Loading larger values using ldr literal
It is possible to use a load instruction to move a variable into a register that would
be too big for the mov instruction. An example of this is ldr r0, =0x01234567.
A common belief is that it is faster to replace this with a combination of mov and movt to move the parts separately, such as described in this paper.
In testing these solutions seem to perform identically (both solutions taking two cycles) in most cases and a load
literal does not always cause a stall cycle as the aforementioned paper claims. Benchmarks show that
it does not perform identically as suggested in this accepted stack-overflow answer, either.
The following observations were made based on benchmarking:
- Load literal only pipelines with another load literal.
- A str-ldr (literal) pair will take 5 cycles.
- The worst place for a store is before a load instruction.
- A load literal, loading a small value may be replaced by
movby the compiler.
Generally, it is faster to use mov; movt when the operation is preceded by a
store, and it is faster to use ldr (literal) when multiple literal loads can be
grouped, at least with the tested boards at 24mhz. Still, the replacement of
instructions can cause issues by interrupting the load chain with a “faster”
move, and in general, executing a completely different instruction reduces the
transparency of the code. Therefore, it is recommended to always start with the
mov; movt solution and using ldr (literal) only when, optimizing for a particular
board, it can be grouped, and the performance impact of using it can be verified.

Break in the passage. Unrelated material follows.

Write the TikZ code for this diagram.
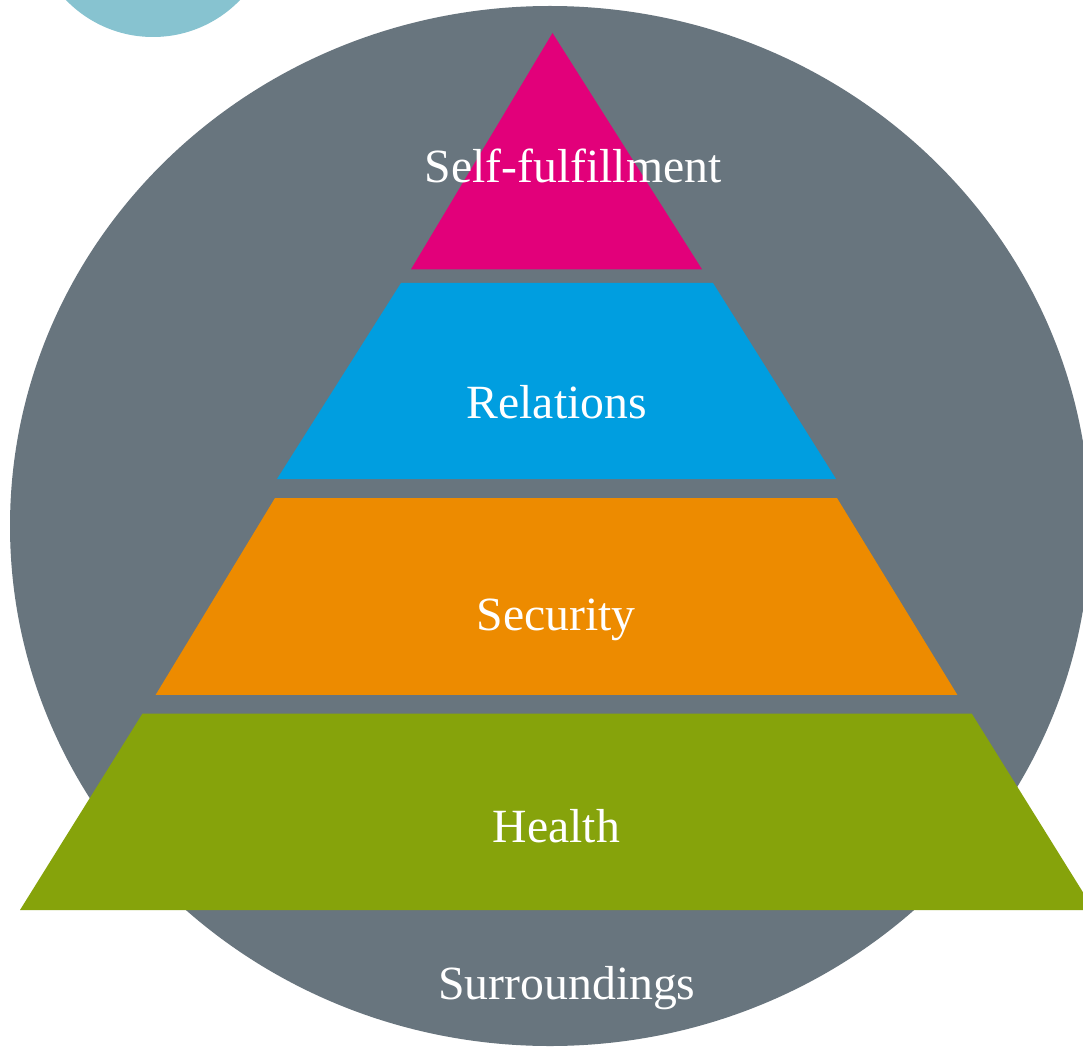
\documentclass[tikz,border=0pt]{standalone}
\usepackage{fontspec}
\setmainfont{Liberation Serif}
\definecolor{ringgray}{HTML}{68757E}
\definecolor{dotblue}{HTML}{87C3D0}
\definecolor{tiermagenta}{HTML}{E2007A}
\definecolor{tierblue}{HTML}{009EE0}
\definecolor{tierorange}{HTML}{ED8B00}
\definecolor{tiergreen}{HTML}{86A30B}
\begin{document}
\begin{tikzpicture}[x=1pt,y=-1pt,
  tier/.style={draw=none},
  label/.style={anchor=base,text=white,inner sep=0pt,
    font=\fontsize{47.7}{57}\selectfont}]
\useasboundingbox (0,0) rectangle (1083,1048);
\clip (0,0) rectangle (1083,1048);
\fill[white] (0,0) rectangle (1083,1048);
% decorative circles
\fill[dotblue] (153,-84) circle[radius=121];
\fill[ringgray] (550,526) ellipse[x radius=540,y radius=520];
% pyramid tiers
\fill[tier,tiermagenta] (552.5,33) -- (702,269.3) -- (411,269.3) -- cycle;
\fill[tier,tierblue] (401,283) -- (713,283) -- (836,479) -- (277,479) -- cycle;
\fill[tier,tierorange] (275,498) -- (837,498) -- (957.3,694.8) -- (155.7,694.8) -- cycle;
\fill[tier,tiergreen] (142.5,713.5) -- (971.7,713.5) -- (1094,910) -- (20,910) -- cycle;
% tier labels
\node[label] (self) at (573,182.7) {Self-fulfillment};
\node[label] (rel) at (556.7,418.3) {Relations};
\node[label] (sec) at (556,630) {Security};
\node[label] (health) at (556.5,842.3) {Health};
\node[label] (surr) at (567,999.3) {Surroundings};
\end{tikzpicture}
\end{document}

Note that the load literal encoding depends on the surrounding structure, not
on the loaded value. The 16-bit instruction can encode an offset of multiples of
four in the range 0 to 1020 while the 32-bit instruction can value in the range
-4095 to 4095. This means that the instruction will switch between the two
encodings depending on the surrounding code and where the compiler stores the
literal values, making alignment harder to predict. Therefore it is recommended
to force 32-bit encoding using ldr.w.